Stated goal: Output each line exactly as it appears, skipping any embedded picture.

━━━━━ Data block ━━━━━

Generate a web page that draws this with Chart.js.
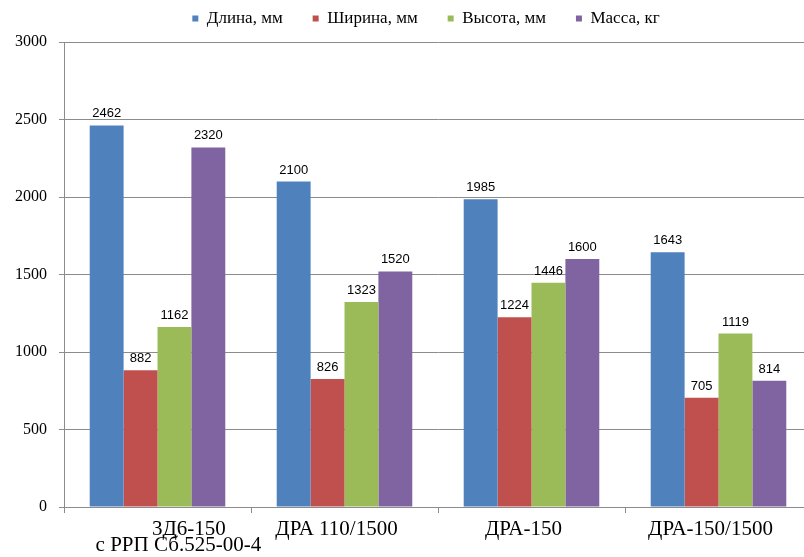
<!DOCTYPE html>
<html lang="ru">
<head>
  <meta charset="UTF-8">
  <title>Габариты и масса</title>
  <script src="https://cdn.jsdelivr.net/npm/chart.js@4.4.0/dist/chart.umd.min.js"></script>
  <style>
    html, body { margin: 0; padding: 0; background: #fff; overflow: hidden; }
    .wrap { width: 814px; height: 577px; margin-top: -20px; position: relative; }
  </style>
</head>
<body>
  <div class="wrap"><canvas id="chart"></canvas></div>
  <script>
    const sp = n => '\u00a0'.repeat(n);
    const categories = [[sp(15) + '3Д6-150', sp(11) + 'с РРП Сб.525-00-4'], 'ДРА 110/1500', 'ДРА-150', 'ДРА-150/1500'];
    const lengthMm = [2462, 2100, 1985, 1643];
    const widthMm  = [882, 826, 1224, 705];
    const heightMm = [1162, 1323, 1446, 1119];
    const massKg   = [2320, 1520, 1600, 814];
    const yTicks   = [0, 500, 1000, 1500, 2000, 2500, 3000];

    const grey = '#8c8c8c';
    const serif = '"Liberation Serif", "Times New Roman", serif';

    // values over the bars
    const valueLabels = {
      id: 'valueLabels',
      afterDatasetsDraw(chart) {
        const ctx = chart.ctx;
        ctx.save();
        ctx.font = '13px "Liberation Sans Narrow", "Liberation Sans", sans-serif';
        ctx.fillStyle = '#000';
        ctx.textAlign = 'center';
        ctx.textBaseline = 'bottom';
        chart.data.datasets.forEach((ds, i) => {
          chart.getDatasetMeta(i).data.forEach((bar, j) => {
            ctx.fillText(ds.data[j], bar.x, bar.y - 5);
          });
        });
        ctx.restore();
      }
    };

    // keep wide gaps between legend items but a shorter legend block,
    // and nudge the row a little to the right as in the original
    const legendHeight = {
      id: 'legendHeight',
      afterInit(chart) {
        const lg = chart.legend;
        const fit = lg.fit.bind(lg);
        lg.fit = function () {
          fit();
          this.height = 62;
          if (this.lineWidths && this.lineWidths.length) this.lineWidths[0] -= 40;
        };
      }
    };

    new Chart(document.getElementById('chart'), {
      type: 'bar',
      data: {
        labels: categories,
        datasets: [
          { label: 'Длина, мм',  data: lengthMm, backgroundColor: '#4F81BD' },
          { label: 'Ширина, мм', data: widthMm,  backgroundColor: '#C0504D' },
          { label: 'Высота, мм', data: heightMm, backgroundColor: '#9BBB59' },
          { label: 'Масса, кг',  data: massKg,   backgroundColor: '#8064A2' }
        ]
      },
      options: {
        responsive: true,
        maintainAspectRatio: false,
        animation: false,
        layout: { padding: { top: 0, right: 2 } },
        datasets: { bar: { categoryPercentage: 0.725, barPercentage: 1 } },
        plugins: {
          legend: {
            position: 'top',
            labels: {
              boxWidth: 6, boxHeight: 6, padding: 30, color: '#000',
              font: { family: serif, size: 17 }
            }
          },
          tooltip: { enabled: false }
        },
        scales: {
          x: {
            grid: { drawOnChartArea: false, color: grey, tickLength: 6, offset: true },
            border: { color: grey },
            ticks: {
              color: '#000', maxRotation: 0, autoSkip: false, padding: 8, labelOffset: -8,
              font: { family: serif, size: 21, lineHeight: 0.78 }
            },
            afterFit(scale) { scale.height = 50; }
          },
          y: {
            min: 0, max: 3000,
            afterBuildTicks(scale) { scale.ticks = yTicks.map(v => ({ value: v })); },
            grid: { color: grey, tickLength: 5 },
            border: { color: grey },
            ticks: {
              color: '#000', padding: 12,
              font: { family: serif, size: 16 },
              callback: v => String(v)
            },
            afterFit(scale) { scale.width = 64; }
          }
        }
      },
      plugins: [valueLabels, legendHeight]
    });
  </script>
</body>
</html>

━━━━━

Response to the task:
Generate a web page that draws this with Chart.js.
<!DOCTYPE html>
<html lang="ru">
<head>
  <meta charset="UTF-8">
  <title>Габариты и масса</title>
  <script src="https://cdn.jsdelivr.net/npm/chart.js@4.4.0/dist/chart.umd.min.js"></script>
  <style>
    html, body { margin: 0; padding: 0; background: #fff; overflow: hidden; }
    .wrap { width: 814px; height: 577px; margin-top: -20px; position: relative; }
  </style>
</head>
<body>
  <div class="wrap"><canvas id="chart"></canvas></div>
  <script>
    const sp = n => '\u00a0'.repeat(n);
    const categories = [[sp(15) + '3Д6-150', sp(11) + 'с РРП Сб.525-00-4'], 'ДРА 110/1500', 'ДРА-150', 'ДРА-150/1500'];
    const lengthMm = [2462, 2100, 1985, 1643];
    const widthMm  = [882, 826, 1224, 705];
    const heightMm = [1162, 1323, 1446, 1119];
    const massKg   = [2320, 1520, 1600, 814];
    const yTicks   = [0, 500, 1000, 1500, 2000, 2500, 3000];

    const grey = '#8c8c8c';
    const serif = '"Liberation Serif", "Times New Roman", serif';

    // values over the bars
    const valueLabels = {
      id: 'valueLabels',
      afterDatasetsDraw(chart) {
        const ctx = chart.ctx;
        ctx.save();
        ctx.font = '13px "Liberation Sans Narrow", "Liberation Sans", sans-serif';
        ctx.fillStyle = '#000';
        ctx.textAlign = 'center';
        ctx.textBaseline = 'bottom';
        chart.data.datasets.forEach((ds, i) => {
          chart.getDatasetMeta(i).data.forEach((bar, j) => {
            ctx.fillText(ds.data[j], bar.x, bar.y - 5);
          });
        });
        ctx.restore();
      }
    };

    // keep wide gaps between legend items but a shorter legend block,
    // and nudge the row a little to the right as in the original
    const legendHeight = {
      id: 'legendHeight',
      afterInit(chart) {
        const lg = chart.legend;
        const fit = lg.fit.bind(lg);
        lg.fit = function () {
          fit();
          this.height = 62;
          if (this.lineWidths && this.lineWidths.length) this.lineWidths[0] -= 40;
        };
      }
    };

    new Chart(document.getElementById('chart'), {
      type: 'bar',
      data: {
        labels: categories,
        datasets: [
          { label: 'Длина, мм',  data: lengthMm, backgroundColor: '#4F81BD' },
          { label: 'Ширина, мм', data: widthMm,  backgroundColor: '#C0504D' },
          { label: 'Высота, мм', data: heightMm, backgroundColor: '#9BBB59' },
          { label: 'Масса, кг',  data: massKg,   backgroundColor: '#8064A2' }
        ]
      },
      options: {
        responsive: true,
        maintainAspectRatio: false,
        animation: false,
        layout: { padding: { top: 0, right: 2 } },
        datasets: { bar: { categoryPercentage: 0.725, barPercentage: 1 } },
        plugins: {
          legend: {
            position: 'top',
            labels: {
              boxWidth: 6, boxHeight: 6, padding: 30, color: '#000',
              font: { family: serif, size: 17 }
            }
          },
          tooltip: { enabled: false }
        },
        scales: {
          x: {
            grid: { drawOnChartArea: false, color: grey, tickLength: 6, offset: true },
            border: { color: grey },
            ticks: {
              color: '#000', maxRotation: 0, autoSkip: false, padding: 8, labelOffset: -8,
              font: { family: serif, size: 21, lineHeight: 0.78 }
            },
            afterFit(scale) { scale.height = 50; }
          },
          y: {
            min: 0, max: 3000,
            afterBuildTicks(scale) { scale.ticks = yTicks.map(v => ({ value: v })); },
            grid: { color: grey, tickLength: 5 },
            border: { color: grey },
            ticks: {
              color: '#000', padding: 12,
              font: { family: serif, size: 16 },
              callback: v => String(v)
            },
            afterFit(scale) { scale.width = 64; }
          }
        }
      },
      plugins: [valueLabels, legendHeight]
    });
  </script>
</body>
</html>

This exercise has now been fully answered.